== Data provided ==

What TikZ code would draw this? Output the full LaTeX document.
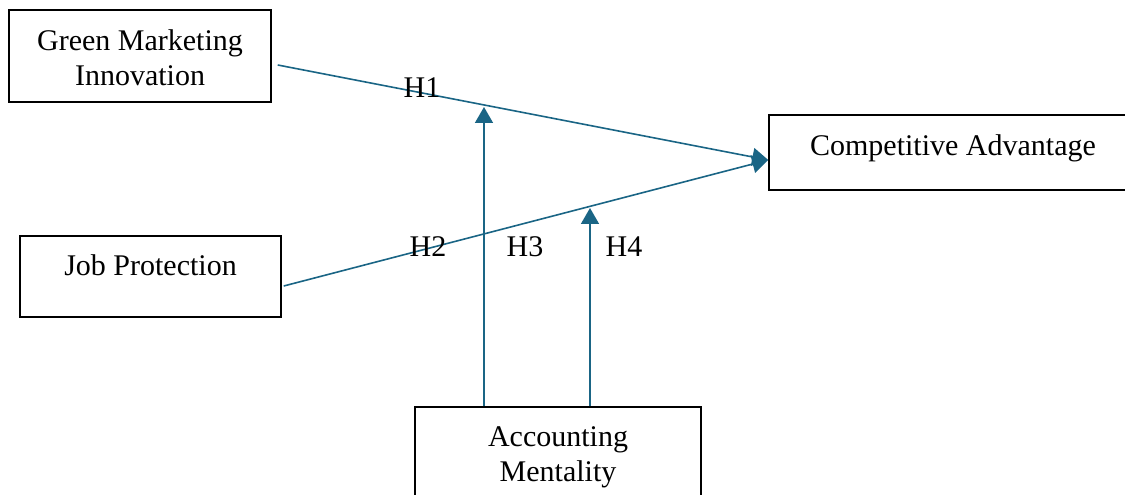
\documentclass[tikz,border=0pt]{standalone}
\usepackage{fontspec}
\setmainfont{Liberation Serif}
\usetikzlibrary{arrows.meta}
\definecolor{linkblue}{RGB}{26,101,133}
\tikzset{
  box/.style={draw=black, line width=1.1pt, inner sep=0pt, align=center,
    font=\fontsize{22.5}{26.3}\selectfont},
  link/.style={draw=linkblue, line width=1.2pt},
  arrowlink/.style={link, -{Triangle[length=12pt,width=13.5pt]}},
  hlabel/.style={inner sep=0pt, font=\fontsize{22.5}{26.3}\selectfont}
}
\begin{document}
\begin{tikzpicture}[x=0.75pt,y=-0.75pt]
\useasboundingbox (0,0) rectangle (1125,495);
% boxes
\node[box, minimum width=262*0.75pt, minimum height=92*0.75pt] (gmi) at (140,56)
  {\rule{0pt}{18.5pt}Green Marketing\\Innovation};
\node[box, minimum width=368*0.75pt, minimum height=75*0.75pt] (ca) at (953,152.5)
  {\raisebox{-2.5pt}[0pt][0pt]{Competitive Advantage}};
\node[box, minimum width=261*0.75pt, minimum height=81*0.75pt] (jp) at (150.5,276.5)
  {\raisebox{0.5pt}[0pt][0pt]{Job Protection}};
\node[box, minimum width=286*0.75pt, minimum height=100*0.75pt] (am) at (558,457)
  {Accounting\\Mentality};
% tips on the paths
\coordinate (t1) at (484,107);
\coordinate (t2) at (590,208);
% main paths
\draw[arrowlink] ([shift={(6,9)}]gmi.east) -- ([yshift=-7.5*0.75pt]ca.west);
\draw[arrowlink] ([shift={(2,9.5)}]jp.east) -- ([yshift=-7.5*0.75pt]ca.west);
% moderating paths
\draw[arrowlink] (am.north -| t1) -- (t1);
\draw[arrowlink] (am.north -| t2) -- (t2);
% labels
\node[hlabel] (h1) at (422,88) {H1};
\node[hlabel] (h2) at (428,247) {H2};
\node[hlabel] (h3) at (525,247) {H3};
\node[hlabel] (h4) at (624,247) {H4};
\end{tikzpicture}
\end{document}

===
== Data provided ==

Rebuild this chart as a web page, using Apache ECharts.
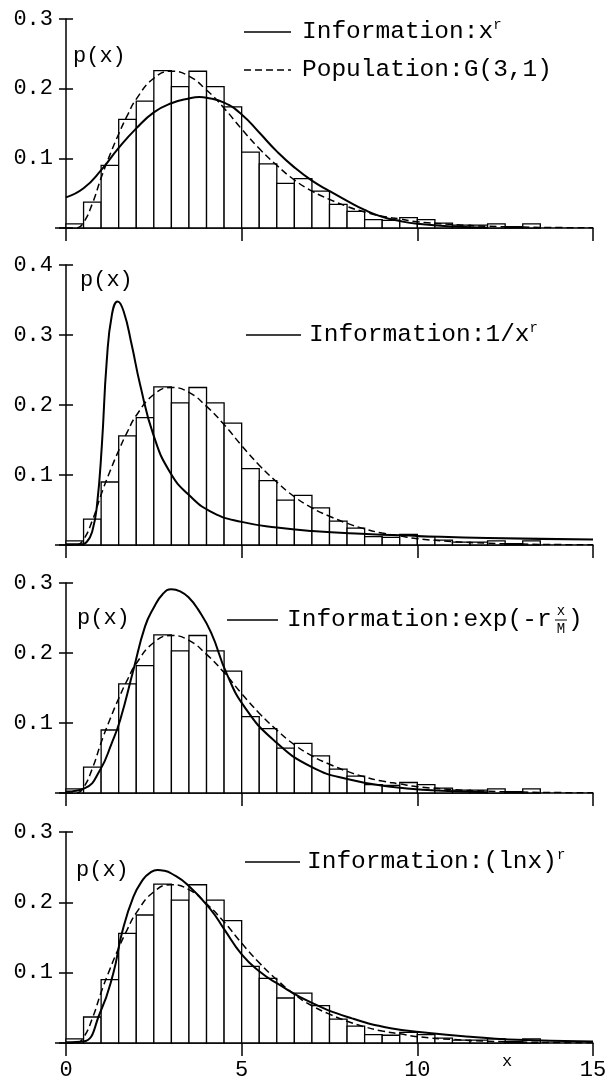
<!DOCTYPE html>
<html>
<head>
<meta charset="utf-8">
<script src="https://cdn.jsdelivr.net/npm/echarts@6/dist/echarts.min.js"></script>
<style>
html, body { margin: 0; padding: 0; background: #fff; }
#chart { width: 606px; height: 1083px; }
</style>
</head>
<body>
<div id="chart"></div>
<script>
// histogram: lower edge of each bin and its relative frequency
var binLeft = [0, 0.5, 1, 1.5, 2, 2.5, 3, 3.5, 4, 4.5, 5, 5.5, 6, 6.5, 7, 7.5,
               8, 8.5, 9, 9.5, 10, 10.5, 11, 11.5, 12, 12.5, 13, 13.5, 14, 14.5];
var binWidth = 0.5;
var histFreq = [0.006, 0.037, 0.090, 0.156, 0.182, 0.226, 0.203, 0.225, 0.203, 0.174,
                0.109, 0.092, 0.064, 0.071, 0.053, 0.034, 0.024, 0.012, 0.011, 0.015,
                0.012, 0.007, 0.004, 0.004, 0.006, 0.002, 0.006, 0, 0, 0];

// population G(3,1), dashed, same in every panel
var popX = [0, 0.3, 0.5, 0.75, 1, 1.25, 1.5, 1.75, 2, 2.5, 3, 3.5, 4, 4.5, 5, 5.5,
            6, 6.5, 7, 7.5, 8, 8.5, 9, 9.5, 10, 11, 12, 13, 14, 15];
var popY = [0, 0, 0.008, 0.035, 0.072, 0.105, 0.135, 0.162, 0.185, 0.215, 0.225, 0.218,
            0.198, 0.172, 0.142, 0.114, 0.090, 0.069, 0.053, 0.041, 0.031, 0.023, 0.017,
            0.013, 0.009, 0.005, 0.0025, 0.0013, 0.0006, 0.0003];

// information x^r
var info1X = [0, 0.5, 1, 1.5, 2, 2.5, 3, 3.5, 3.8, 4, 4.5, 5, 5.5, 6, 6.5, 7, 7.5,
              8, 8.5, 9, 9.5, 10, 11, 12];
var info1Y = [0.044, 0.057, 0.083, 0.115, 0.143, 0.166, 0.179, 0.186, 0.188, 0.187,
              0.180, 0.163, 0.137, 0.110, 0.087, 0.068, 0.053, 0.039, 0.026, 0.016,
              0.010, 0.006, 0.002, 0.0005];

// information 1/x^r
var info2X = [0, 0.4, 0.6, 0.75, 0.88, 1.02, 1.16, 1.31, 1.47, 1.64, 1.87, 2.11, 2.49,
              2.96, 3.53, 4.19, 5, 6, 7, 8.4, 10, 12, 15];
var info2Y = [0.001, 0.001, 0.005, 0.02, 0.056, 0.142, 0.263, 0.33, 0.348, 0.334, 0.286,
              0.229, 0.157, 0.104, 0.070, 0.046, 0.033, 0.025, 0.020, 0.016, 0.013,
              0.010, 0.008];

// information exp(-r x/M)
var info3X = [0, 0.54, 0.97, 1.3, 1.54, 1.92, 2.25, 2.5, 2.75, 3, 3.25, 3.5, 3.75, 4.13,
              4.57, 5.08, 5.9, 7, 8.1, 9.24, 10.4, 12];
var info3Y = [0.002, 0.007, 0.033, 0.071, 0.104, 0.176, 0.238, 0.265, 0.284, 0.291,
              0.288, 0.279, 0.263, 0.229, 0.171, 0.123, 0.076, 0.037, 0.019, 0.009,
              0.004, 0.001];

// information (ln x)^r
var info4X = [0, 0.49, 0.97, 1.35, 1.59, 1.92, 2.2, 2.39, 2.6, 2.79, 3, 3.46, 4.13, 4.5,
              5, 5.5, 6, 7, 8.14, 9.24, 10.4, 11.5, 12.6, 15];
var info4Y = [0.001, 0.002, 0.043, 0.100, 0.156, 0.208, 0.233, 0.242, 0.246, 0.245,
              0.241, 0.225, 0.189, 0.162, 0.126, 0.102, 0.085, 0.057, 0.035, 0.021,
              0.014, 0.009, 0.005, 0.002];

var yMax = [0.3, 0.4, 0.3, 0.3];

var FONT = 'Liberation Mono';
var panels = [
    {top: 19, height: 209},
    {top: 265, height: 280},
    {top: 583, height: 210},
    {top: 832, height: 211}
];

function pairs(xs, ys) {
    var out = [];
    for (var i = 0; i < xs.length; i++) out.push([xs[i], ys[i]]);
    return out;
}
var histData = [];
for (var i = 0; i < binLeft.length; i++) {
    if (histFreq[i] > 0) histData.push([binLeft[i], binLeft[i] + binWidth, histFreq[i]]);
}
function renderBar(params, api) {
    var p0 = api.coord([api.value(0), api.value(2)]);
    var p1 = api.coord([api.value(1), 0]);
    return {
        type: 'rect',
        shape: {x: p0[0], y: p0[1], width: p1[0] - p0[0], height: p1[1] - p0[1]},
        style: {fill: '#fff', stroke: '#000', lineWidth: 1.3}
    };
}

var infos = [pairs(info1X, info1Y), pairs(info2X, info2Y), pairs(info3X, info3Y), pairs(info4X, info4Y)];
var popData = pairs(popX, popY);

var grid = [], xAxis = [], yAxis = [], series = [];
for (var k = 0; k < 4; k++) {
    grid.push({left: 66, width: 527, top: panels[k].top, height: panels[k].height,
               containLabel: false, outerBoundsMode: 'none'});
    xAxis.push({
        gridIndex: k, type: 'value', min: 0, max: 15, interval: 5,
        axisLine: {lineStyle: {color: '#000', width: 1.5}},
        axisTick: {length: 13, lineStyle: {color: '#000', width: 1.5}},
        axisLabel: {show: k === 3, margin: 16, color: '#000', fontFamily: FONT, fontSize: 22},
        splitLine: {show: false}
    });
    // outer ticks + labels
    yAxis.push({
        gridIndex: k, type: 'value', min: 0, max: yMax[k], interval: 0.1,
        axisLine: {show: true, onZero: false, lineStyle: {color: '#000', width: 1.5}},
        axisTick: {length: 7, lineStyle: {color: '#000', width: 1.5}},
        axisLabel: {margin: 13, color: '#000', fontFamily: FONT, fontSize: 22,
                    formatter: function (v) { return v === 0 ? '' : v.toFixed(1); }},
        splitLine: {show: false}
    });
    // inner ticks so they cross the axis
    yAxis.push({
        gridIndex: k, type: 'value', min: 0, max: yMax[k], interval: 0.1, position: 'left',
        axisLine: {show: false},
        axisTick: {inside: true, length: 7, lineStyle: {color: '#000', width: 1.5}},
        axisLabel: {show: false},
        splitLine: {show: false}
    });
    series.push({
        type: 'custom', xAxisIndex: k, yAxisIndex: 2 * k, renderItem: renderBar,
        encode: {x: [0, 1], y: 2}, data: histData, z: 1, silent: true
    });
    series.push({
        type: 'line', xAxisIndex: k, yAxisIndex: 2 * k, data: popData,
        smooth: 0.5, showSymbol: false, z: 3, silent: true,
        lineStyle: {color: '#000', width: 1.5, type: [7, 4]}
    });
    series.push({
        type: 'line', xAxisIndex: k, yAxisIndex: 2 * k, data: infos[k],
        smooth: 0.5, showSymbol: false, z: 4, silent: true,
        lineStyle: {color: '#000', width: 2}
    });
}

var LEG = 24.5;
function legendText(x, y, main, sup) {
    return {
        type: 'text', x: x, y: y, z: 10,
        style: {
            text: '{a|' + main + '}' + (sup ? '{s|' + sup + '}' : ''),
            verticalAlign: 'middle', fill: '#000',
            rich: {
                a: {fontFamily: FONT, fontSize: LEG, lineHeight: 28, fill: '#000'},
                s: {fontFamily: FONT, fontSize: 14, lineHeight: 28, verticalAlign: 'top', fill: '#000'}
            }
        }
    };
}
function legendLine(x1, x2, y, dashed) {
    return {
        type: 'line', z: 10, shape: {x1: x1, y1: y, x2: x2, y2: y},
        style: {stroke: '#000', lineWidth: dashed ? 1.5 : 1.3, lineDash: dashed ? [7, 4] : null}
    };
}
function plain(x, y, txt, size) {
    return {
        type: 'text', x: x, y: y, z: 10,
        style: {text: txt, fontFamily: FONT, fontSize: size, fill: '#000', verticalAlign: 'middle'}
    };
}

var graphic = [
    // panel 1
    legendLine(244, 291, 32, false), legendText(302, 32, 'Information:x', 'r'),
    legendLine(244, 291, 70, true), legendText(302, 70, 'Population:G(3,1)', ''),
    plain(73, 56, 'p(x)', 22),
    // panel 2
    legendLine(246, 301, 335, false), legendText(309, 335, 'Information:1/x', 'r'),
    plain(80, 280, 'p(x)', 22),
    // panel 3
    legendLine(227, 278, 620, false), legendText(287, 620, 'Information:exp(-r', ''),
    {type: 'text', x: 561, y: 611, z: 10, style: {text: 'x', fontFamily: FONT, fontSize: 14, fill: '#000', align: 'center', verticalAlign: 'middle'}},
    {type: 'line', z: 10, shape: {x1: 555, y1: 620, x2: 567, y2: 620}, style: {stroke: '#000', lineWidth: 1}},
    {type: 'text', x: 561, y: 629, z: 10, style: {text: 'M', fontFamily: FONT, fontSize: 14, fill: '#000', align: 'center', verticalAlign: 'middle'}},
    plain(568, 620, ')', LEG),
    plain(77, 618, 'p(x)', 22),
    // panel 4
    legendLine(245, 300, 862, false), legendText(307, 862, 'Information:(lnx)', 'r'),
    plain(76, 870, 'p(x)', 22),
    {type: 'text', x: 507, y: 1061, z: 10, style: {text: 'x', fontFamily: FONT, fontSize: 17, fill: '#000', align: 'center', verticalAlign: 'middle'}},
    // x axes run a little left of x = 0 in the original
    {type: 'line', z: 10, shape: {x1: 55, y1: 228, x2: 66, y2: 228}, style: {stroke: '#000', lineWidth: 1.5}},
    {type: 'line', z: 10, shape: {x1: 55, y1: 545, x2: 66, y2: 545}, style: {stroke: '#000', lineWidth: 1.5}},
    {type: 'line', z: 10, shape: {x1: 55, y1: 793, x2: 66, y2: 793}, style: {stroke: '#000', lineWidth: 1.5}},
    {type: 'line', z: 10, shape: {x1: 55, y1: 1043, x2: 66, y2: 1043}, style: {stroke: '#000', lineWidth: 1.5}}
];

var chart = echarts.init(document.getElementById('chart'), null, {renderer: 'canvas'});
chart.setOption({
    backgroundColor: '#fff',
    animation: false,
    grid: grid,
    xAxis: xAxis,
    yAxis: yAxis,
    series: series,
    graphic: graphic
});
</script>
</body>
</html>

===
== Data provided ==

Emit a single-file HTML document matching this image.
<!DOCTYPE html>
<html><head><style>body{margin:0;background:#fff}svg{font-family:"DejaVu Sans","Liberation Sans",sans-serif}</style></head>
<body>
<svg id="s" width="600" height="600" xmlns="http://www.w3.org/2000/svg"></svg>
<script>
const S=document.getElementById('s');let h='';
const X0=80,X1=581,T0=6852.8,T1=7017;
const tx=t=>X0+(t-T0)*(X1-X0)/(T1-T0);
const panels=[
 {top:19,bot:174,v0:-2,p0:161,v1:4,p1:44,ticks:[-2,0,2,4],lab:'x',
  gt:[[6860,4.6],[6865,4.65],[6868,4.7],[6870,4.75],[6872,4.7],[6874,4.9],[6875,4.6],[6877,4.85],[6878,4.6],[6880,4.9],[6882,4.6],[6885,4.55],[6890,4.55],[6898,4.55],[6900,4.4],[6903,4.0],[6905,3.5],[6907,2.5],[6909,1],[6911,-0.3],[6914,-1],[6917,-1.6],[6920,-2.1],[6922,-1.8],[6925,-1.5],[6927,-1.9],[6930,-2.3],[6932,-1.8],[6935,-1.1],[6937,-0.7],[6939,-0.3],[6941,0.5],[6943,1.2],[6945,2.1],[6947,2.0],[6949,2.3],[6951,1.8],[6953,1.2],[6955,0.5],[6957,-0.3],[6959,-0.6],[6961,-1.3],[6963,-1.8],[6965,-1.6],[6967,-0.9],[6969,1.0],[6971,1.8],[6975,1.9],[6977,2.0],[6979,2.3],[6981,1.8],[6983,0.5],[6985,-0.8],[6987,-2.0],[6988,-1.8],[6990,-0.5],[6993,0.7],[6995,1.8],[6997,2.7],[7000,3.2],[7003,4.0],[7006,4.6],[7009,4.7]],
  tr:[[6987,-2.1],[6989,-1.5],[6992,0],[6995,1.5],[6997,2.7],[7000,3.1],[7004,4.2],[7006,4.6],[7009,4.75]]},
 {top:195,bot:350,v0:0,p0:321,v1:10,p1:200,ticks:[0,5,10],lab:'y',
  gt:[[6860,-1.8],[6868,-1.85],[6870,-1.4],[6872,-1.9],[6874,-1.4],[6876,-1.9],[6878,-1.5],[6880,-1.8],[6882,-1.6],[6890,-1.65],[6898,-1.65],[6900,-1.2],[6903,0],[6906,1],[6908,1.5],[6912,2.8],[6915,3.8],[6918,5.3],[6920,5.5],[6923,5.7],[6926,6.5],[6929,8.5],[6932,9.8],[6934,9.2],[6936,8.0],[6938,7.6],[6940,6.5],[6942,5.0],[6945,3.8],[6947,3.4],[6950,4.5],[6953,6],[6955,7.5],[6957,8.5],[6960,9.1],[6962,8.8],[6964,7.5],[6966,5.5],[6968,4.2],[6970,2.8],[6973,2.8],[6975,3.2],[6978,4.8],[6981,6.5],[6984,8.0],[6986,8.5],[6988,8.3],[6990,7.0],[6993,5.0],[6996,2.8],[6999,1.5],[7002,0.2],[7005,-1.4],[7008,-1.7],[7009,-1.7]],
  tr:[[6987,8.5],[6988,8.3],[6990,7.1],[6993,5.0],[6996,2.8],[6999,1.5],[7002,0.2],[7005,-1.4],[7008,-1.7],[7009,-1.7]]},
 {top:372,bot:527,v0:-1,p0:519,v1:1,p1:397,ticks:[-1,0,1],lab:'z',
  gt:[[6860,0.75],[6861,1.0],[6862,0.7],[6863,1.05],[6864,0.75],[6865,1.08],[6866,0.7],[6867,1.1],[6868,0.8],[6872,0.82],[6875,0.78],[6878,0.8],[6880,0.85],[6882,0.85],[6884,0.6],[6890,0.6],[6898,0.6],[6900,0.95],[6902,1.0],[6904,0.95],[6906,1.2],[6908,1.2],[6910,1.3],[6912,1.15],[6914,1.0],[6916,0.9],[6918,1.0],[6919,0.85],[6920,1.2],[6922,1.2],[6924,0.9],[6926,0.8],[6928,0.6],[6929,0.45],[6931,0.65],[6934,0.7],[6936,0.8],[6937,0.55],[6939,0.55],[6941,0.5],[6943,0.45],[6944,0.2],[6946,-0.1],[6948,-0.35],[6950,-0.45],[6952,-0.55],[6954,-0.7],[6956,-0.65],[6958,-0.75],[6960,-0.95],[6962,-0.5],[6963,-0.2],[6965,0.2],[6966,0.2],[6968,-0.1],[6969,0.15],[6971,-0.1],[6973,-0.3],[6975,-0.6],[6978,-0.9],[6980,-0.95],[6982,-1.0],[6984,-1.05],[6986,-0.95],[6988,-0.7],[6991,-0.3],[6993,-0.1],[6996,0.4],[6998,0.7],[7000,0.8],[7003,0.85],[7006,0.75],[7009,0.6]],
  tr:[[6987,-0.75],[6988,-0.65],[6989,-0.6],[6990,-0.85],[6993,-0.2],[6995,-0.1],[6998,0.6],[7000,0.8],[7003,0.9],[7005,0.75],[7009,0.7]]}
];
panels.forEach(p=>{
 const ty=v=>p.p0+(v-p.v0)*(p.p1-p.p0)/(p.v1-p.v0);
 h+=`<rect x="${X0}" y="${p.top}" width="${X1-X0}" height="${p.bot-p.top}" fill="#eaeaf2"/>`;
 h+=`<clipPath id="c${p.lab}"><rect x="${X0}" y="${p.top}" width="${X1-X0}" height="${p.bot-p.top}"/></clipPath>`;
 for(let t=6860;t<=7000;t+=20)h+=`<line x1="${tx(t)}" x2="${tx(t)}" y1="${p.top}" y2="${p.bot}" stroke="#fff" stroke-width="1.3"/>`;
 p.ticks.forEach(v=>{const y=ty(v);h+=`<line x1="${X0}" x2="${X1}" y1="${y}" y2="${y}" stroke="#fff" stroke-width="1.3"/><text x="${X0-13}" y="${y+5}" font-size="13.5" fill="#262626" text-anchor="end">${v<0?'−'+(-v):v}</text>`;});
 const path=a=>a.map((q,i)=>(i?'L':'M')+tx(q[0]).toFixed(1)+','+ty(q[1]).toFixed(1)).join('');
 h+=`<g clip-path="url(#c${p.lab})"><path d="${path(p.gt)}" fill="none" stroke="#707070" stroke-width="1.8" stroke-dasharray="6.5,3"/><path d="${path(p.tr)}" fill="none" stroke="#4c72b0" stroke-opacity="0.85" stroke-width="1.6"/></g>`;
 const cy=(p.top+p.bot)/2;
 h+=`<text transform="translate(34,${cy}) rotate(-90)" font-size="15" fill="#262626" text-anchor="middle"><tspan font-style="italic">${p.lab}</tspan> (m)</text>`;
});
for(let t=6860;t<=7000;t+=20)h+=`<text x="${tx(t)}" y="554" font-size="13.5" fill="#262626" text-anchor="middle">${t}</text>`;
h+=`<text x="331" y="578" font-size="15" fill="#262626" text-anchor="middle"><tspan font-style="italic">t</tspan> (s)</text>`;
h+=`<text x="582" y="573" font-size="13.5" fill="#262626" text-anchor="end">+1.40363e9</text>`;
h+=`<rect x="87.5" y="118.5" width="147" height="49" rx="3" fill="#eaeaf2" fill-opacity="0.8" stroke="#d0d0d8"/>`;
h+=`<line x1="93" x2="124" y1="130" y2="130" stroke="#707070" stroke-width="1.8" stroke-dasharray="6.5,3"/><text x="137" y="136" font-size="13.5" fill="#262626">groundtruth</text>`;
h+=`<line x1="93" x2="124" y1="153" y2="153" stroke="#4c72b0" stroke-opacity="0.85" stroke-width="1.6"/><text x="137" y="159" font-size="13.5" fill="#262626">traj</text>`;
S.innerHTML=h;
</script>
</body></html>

===

Exercise objective: Everything from the line that contains "Rebuild this chart" down to the line that contains "0.012, 0.007, 0.004, 0.004, 0.006, 0.002, 0.006, 0, 0, 0];" should be written out exactly, end lines too, minus the pictures.

Solution:
Rebuild this chart as a web page, using Apache ECharts.
<!DOCTYPE html>
<html>
<head>
<meta charset="utf-8">
<script src="https://cdn.jsdelivr.net/npm/echarts@6/dist/echarts.min.js"></script>
<style>
html, body { margin: 0; padding: 0; background: #fff; }
#chart { width: 606px; height: 1083px; }
</style>
</head>
<body>
<div id="chart"></div>
<script>
// histogram: lower edge of each bin and its relative frequency
var binLeft = [0, 0.5, 1, 1.5, 2, 2.5, 3, 3.5, 4, 4.5, 5, 5.5, 6, 6.5, 7, 7.5,
               8, 8.5, 9, 9.5, 10, 10.5, 11, 11.5, 12, 12.5, 13, 13.5, 14, 14.5];
var binWidth = 0.5;
var histFreq = [0.006, 0.037, 0.090, 0.156, 0.182, 0.226, 0.203, 0.225, 0.203, 0.174,
                0.109, 0.092, 0.064, 0.071, 0.053, 0.034, 0.024, 0.012, 0.011, 0.015,
                0.012, 0.007, 0.004, 0.004, 0.006, 0.002, 0.006, 0, 0, 0];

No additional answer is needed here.